There are many advantages with being a solo business owner. Following your dreams and passions; working where, when and however you choose; avoiding all the challenges of office politics or managing staff – just to name a few. However, it can be a lonely road, and that’s where an accountability buddy can come in handy, explains business and life coach, Cath Connell.
Isolation can quickly undermine your confidence, and you may find it difficult to make decisions or stay motivated to complete the important (but often not urgent) tasks that ensure your business remains viable and healthy.
While a business coach CAN help you with these (and as a business coach, who am I to say otherwise!), sometimes all you need is a fellow traveller to check in with to keep each other motivated and fresh – an accountability buddy.
An accountability buddy can not only help you “get stuff done”, but also be a cheer leader to help you celebrate your successes, a friendly ear when things feel hard, a sounding board for new ideas, a potential referral partner, and a valuable ally in business.
So if you’re finding your enthusiasm and energy waning (very common at this time of year), or you simply want some extra support to help you achieve your business goals, here are a few tips to ensure you get the most from your accountability buddy experience.
Choose your buddy carefully
It’s really important that you and your buddy are equally committed to the partnership. Ideally, you’ll have similar levels of experience and availability, and you’ll need to get along well – at least most of the time. It may be helpful to have a buddy who works in a similar industry to you… or alternatively, a different perspective may be just what you need. I’m currently working with an accountability buddy who runs a very similar business to mine, and we are both benefitting greatly from our mutual understanding of the joys and challenges of our industry.
Set clear goals and expectations up front
What are each of you trying to achieve, and how are you best able to support each other to do so? You might ask each other for feedback on content or a new offer, for example. Or help them break up a large project into milestones or actions, so they can report on each stage. Or put some simple practices in place so they become long-lasting habits. You also need to be clear about how often you will meet up and how, and set some boundaries around your time outside of this structure. After all, you have businesses to run too.
Track your progress
We all know the importance of action planning and the “to-do” list. So have a central repository for tracking your tasks and ticking off those completed. My accountability buddy and I use Trello, and it’s working well. I originally deleted any tasks I completed from my boards, but I’ve recently changed my mind, as I’m finding it quite rewarding to view the progress made over our time working together.
Embrace positivity and celebrate achievements
While it can be comforting to have someone on hand for the occasional “whinge”, try to keep your relationship positive and uplifting. You are here to help each other grow, not bring each other’s energy down. If you’re genuinely struggling, you may need the extra support of someone properly qualified, such as a counsellor or coach. Aim to be each other’s cheer squad… encourage, provide helpful feedback, share their enthusiasm and celebrate even the smallest achievements.

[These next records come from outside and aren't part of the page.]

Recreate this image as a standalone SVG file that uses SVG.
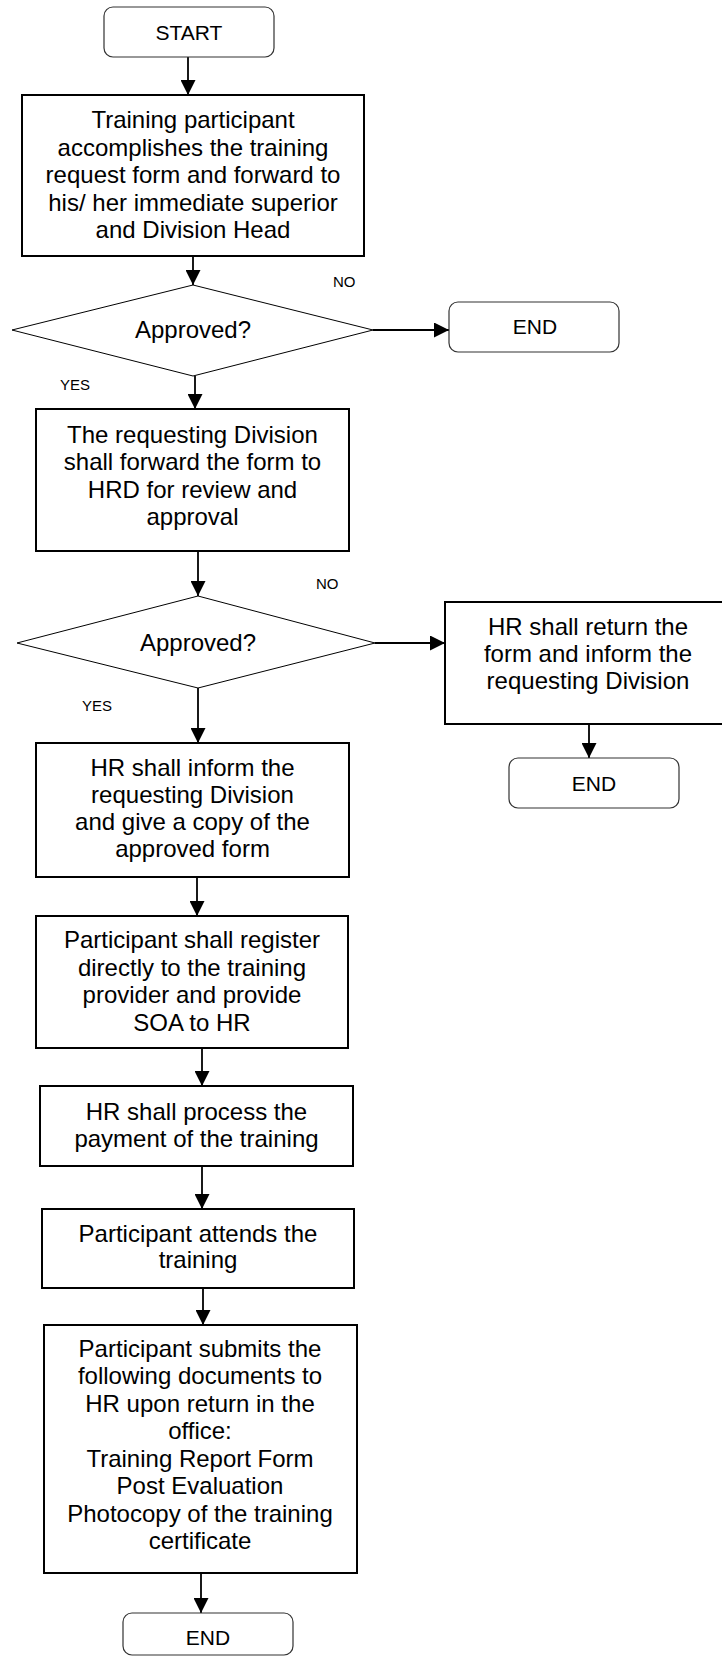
<svg xmlns="http://www.w3.org/2000/svg" width="722" height="1658" viewBox="0 0 722 1658">
<style>
  .box{fill:#fff;stroke:#000;stroke-width:2}
  .term{fill:#fff;stroke:#333;stroke-width:1.2}
  .dia{fill:#fff;stroke:#000;stroke-width:1}
  .t{font-family:"Liberation Sans",Arial,sans-serif;font-size:24px;fill:#000;text-anchor:middle}
  .ts{font-family:"Liberation Sans",Arial,sans-serif;font-size:21px;fill:#000;text-anchor:middle}
  .lbl{font-family:"Liberation Sans",Arial,sans-serif;font-size:15px;fill:#000}
  .c{fill:none;stroke:#000;stroke-width:1.8}
</style>
<defs>
  <marker id="ah" markerUnits="userSpaceOnUse" markerWidth="15" markerHeight="15" refX="15" refY="7.5" orient="auto">
    <path d="M0,0 L15,7.5 L0,15 z" fill="#000"/>
  </marker>
</defs>
<rect width="722" height="1658" fill="#fff"/>

<g id="connectors">
  <path class="c" d="M188,57 L188,95" marker-end="url(#ah)"/>
  <path class="c" d="M193,256 L193,285" marker-end="url(#ah)"/>
  <path class="c" d="M373,330 L449,330" marker-end="url(#ah)"/>
  <path class="c" d="M195,376 L195,409" marker-end="url(#ah)"/>
  <path class="c" d="M198,551 L198,596" marker-end="url(#ah)"/>
  <path class="c" d="M375,643 L445,643" marker-end="url(#ah)"/>
  <path class="c" d="M198,688 L198,743" marker-end="url(#ah)"/>
  <path class="c" d="M589,724 L589,758" marker-end="url(#ah)"/>
  <path class="c" d="M197,877 L197,916" marker-end="url(#ah)"/>
  <path class="c" d="M202,1048 L202,1086" marker-end="url(#ah)"/>
  <path class="c" d="M202,1166 L202,1209" marker-end="url(#ah)"/>
  <path class="c" d="M203,1288 L203,1325" marker-end="url(#ah)"/>
  <path class="c" d="M201,1573 L201,1613" marker-end="url(#ah)"/>
  <text class="lbl" x="333" y="287">NO</text>
  <text class="lbl" x="60" y="390">YES</text>
  <text class="lbl" x="316" y="589">NO</text>
  <text class="lbl" x="82" y="711">YES</text>
</g>

<g id="start">
  <rect class="term" x="104" y="7" width="170" height="50" rx="9"/>
  <text class="ts" x="189" y="40">START</text>
</g>

<g id="box1">
  <rect class="box" x="22" y="95" width="342" height="161"/>
  <text class="t" x="193" y="128">Training participant</text>
  <text class="t" x="193" y="156">accomplishes the training</text>
  <text class="t" x="193" y="183">request form and forward to</text>
  <text class="t" x="193" y="211">his/ her immediate superior</text>
  <text class="t" x="193" y="238">and Division Head</text>
</g>

<g id="decision1">
  <polygon class="dia" points="193,285 373,330 193,376 12,330"/>
  <text class="t" x="193" y="338">Approved?</text>
</g>

<g id="end1">
  <rect class="term" x="449" y="302" width="170" height="50" rx="9"/>
  <text class="ts" x="535" y="334">END</text>
</g>

<g id="box2">
  <rect class="box" x="36" y="409" width="313" height="142"/>
  <text class="t" x="192.5" y="443">The requesting Division</text>
  <text class="t" x="192.5" y="470">shall forward the form to</text>
  <text class="t" x="192.5" y="498">HRD for review and</text>
  <text class="t" x="192.5" y="525">approval</text>
</g>

<g id="decision2">
  <polygon class="dia" points="198,596 375,643 198,688 17,643"/>
  <text class="t" x="198" y="651">Approved?</text>
</g>

<g id="returnbox">
  <rect class="box" x="445" y="602" width="286" height="122"/>
  <text class="t" x="588" y="635">HR shall return the</text>
  <text class="t" x="588" y="662">form and inform the</text>
  <text class="t" x="588" y="689">requesting Division</text>
</g>

<g id="end2">
  <rect class="term" x="509" y="758" width="170" height="50" rx="9"/>
  <text class="ts" x="594" y="791">END</text>
</g>

<g id="box3">
  <rect class="box" x="36" y="743" width="313" height="134"/>
  <text class="t" x="192.5" y="776">HR shall inform the</text>
  <text class="t" x="192.5" y="803">requesting Division</text>
  <text class="t" x="192.5" y="830">and give a copy of the</text>
  <text class="t" x="192.5" y="857">approved form</text>
</g>

<g id="box4">
  <rect class="box" x="36" y="916" width="312" height="132"/>
  <text class="t" x="192" y="948">Participant shall register</text>
  <text class="t" x="192" y="976">directly to the training</text>
  <text class="t" x="192" y="1003">provider and provide</text>
  <text class="t" x="192" y="1031">SOA to HR</text>
</g>

<g id="box5">
  <rect class="box" x="40" y="1086" width="313" height="80"/>
  <text class="t" x="196.5" y="1120">HR shall process the</text>
  <text class="t" x="196.5" y="1147">payment of the training</text>
</g>

<g id="box6">
  <rect class="box" x="42" y="1209" width="312" height="79"/>
  <text class="t" x="198" y="1242">Participant attends the</text>
  <text class="t" x="198" y="1268">training</text>
</g>

<g id="box7">
  <rect class="box" x="44" y="1325" width="313" height="248"/>
  <text class="t" x="200" y="1357">Participant submits the</text>
  <text class="t" x="200" y="1384">following documents to</text>
  <text class="t" x="200" y="1412">HR upon return in the</text>
  <text class="t" x="200" y="1439">office:</text>
  <text class="t" x="200" y="1467">Training Report Form</text>
  <text class="t" x="200" y="1494">Post Evaluation</text>
  <text class="t" x="200" y="1522">Photocopy of the training</text>
  <text class="t" x="200" y="1549">certificate</text>
</g>

<g id="end3">
  <rect class="term" x="123" y="1613" width="170" height="42" rx="9"/>
  <text class="ts" x="208" y="1645">END</text>
</g>
</svg>
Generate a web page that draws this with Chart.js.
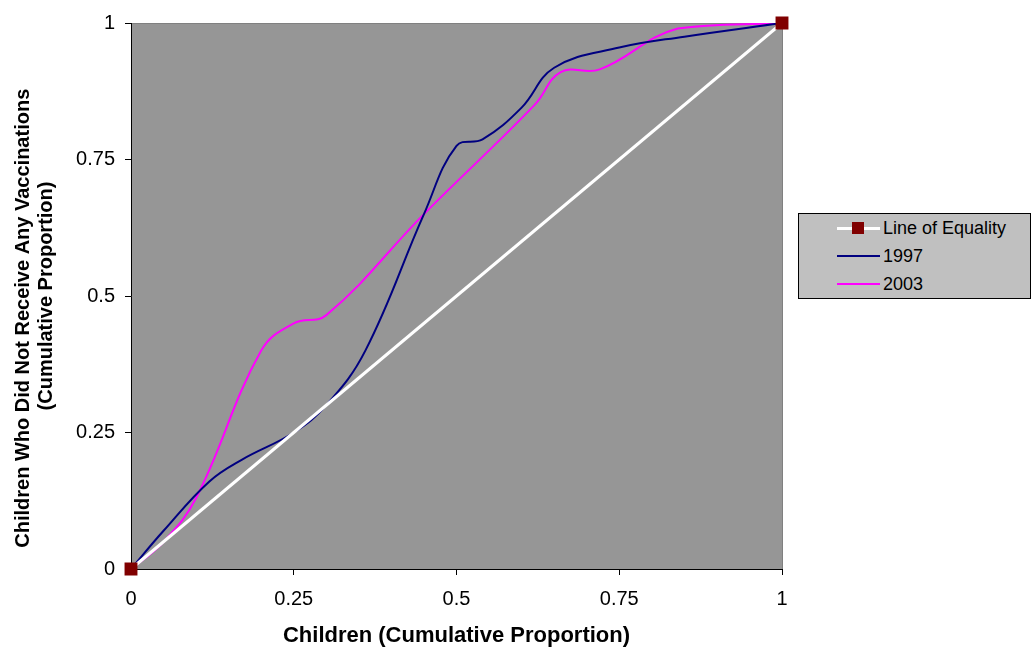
<!DOCTYPE html>
<html>
<head>
<meta charset="utf-8">
<script src="https://cdn.jsdelivr.net/npm/chart.js@4/dist/chart.umd.min.js"></script>
<style>
    body { margin: 0; background: #fff; font-family: "Liberation Sans", Arial, sans-serif; }
    #wrap { position: relative; width: 1031px; height: 649px; }
    #legend {
        position: absolute; left: 798px; top: 213px; width: 231px; height: 84px;
        background: #c0c0c0; border: 1px solid #000; font-size: 18px; color: #000;
    }
    .item { position: absolute; left: 38px; height: 22px; line-height: 22px; }
    .swatch { position: absolute; left: 0; top: 10px; width: 43px; height: 2px; }
    .label { position: absolute; left: 46px; white-space: nowrap; }
</style>
</head>
<body>
<div id="wrap">
    <canvas id="lorenz" width="1031" height="649"></canvas>
    <div id="legend">
        <div class="item" style="top:3px">
            <div class="swatch" style="background:#fff;height:3px;top:10px"></div>
            <div style="position:absolute;left:15px;top:5px;width:12px;height:12px;background:#800000"></div>
            <span class="label">Line of Equality</span>
        </div>
        <div class="item" style="top:31px">
            <div class="swatch" style="background:#000080"></div>
            <span class="label">1997</span>
        </div>
        <div class="item" style="top:59px">
            <div class="swatch" style="background:#ff00ff"></div>
            <span class="label">2003</span>
        </div>
    </div>
</div>
<script>
// Cumulative proportions
const equalityX = [0, 1];
const equalityY = [0, 1];

const x1997 = [0, 0.05, 0.12, 0.17, 0.25, 0.3, 0.36, 0.45, 0.5, 0.54, 0.6, 0.65, 0.75, 0.85, 1];
const y1997 = [0, 0.07, 0.16, 0.2, 0.25, 0.3, 0.4, 0.65, 0.775, 0.787, 0.845, 0.918, 0.955, 0.975, 1];

const x2003 = [0, 0.05, 0.1, 0.2, 0.25, 0.3, 0.45, 0.62, 0.66, 0.72, 0.84, 1];
const y2003 = [0, 0.05, 0.13, 0.4, 0.45, 0.465, 0.65, 0.85, 0.91, 0.915, 0.99, 1];

const tickValues = [0, 0.25, 0.5, 0.75, 1];

function toPoints(xs, ys) {
    return xs.map((x, i) => ({ x: x, y: ys[i] }));
}

// grey plot background + frame
const plotBackground = {
    id: "plotBackground",
    beforeDraw(chart) {
        const { ctx, chartArea: a } = chart;
        ctx.save();
        ctx.fillStyle = "#969696";
        ctx.fillRect(a.left, a.top, a.right - a.left, a.bottom - a.top);
        ctx.strokeStyle = "#808080";
        ctx.lineWidth = 1;
        ctx.strokeRect(a.left + 0.5, a.top + 0.5, a.right - a.left, a.bottom - a.top);
        ctx.restore();
    }
};

const tickFont = { family: "'Liberation Sans', Arial, sans-serif", size: 20 };
const titleFont = { family: "'Liberation Sans', Arial, sans-serif", size: 20, weight: "bold", lineHeight: 1.15 };

// trailing spaces nudge the first rotated title line down a bit, like the original
const pad = "        ";

new Chart(document.getElementById("lorenz"), {
    type: "line",
    data: {
        datasets: [
            {
                label: "Line of Equality",
                data: toPoints(equalityX, equalityY),
                borderColor: "#ffffff",
                borderWidth: 3,
                pointStyle: "rect",
                pointRadius: 7,
                pointBackgroundColor: "#800000",
                pointBorderColor: "#800000",
                tension: 0,
                clip: false,
                order: 1
            },
            {
                label: "1997",
                data: toPoints(x1997, y1997),
                borderColor: "#000080",
                borderWidth: 2,
                pointRadius: 0,
                tension: 0.4,
                order: 2
            },
            {
                label: "2003",
                data: toPoints(x2003, y2003),
                borderColor: "#ff00ff",
                borderWidth: 2,
                pointRadius: 0,
                tension: 0.4,
                order: 3
            }
        ]
    },
    options: {
        responsive: false,
        animation: false,
        layout: { padding: { top: 23, right: 249, left: 0, bottom: 0 } },
        plugins: {
            legend: { display: false },
            tooltip: { enabled: false }
        },
        scales: {
            x: {
                type: "linear",
                min: 0, max: 1,
                afterBuildTicks: s => { s.ticks = tickValues.map(v => ({ value: v })); },
                afterFit: s => { s.height = 80; },
                ticks: { color: "#000", font: tickFont, padding: 12, callback: v => String(v) },
                grid: { drawOnChartArea: false, color: "#000", tickLength: 6 },
                border: { color: "#000" },
                title: {
                    display: true, text: "Children (Cumulative Proportion)", color: "#000",
                    font: { ...titleFont, size: 22 }, padding: { top: 10, bottom: 0 }
                }
            },
            y: {
                type: "linear",
                min: 0, max: 1,
                afterBuildTicks: s => { s.ticks = tickValues.map(v => ({ value: v })); },
                afterFit: s => { s.width = 131; },
                ticks: { color: "#000", font: tickFont, padding: 10, callback: v => String(v) },
                grid: { drawOnChartArea: false, color: "#000", tickLength: 6 },
                border: { color: "#000" },
                title: {
                    display: true,
                    text: ["Children Who Did Not Receive Any Vaccinations" + pad, "(Cumulative Proportion)"],
                    color: "#000", font: titleFont, padding: { top: 12, bottom: 0 }
                }
            }
        }
    },
    plugins: [plotBackground]
});
</script>
</body>
</html>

Be consistent AND flexible
While it’s important to keep your buddy on track – that is the point of this exercise after all – understand that sometimes life happens. So even if one or both of you don’t achieve your intended outcomes, keep showing up. Sometimes failure to complete a task can highlight a mindset block that your buddy may not be able to see for themselves. Sometimes it means that their priorities have changed or need to change. Maybe it’s OK to move a task to next month’s list, miss a deadline, change direction or cancel a project. Or maybe it’s the perfect opportunity to help your buddy push through and challenge themselves. You’ll know…
Always remember that your accountability buddy is just a buddy, not a coach. They’re doing this as a kindness – albeit a reciprocal one. They may NOT be the best person to support you with certain goals at certain times. If you’re finding that you need extra clarity around your strategy or direction, or you’ve run into some serious mindset blocks, or you need to make some major changes in how you run your business, you’ll be far better off working with a coach. And there’s no reason why you can’t have both… imagine how much you could achieve!
A good accountability partnership (and it is a partnership!) depends on commitment, communication and a shared desire for positive outcomes. When you are invested in each other’s success, it can be a powerful tool for personal and professional growth. It can certainly help you go further than you could on your own towards building the business of your dreams. And who knows, you might also gain a lasting friendship!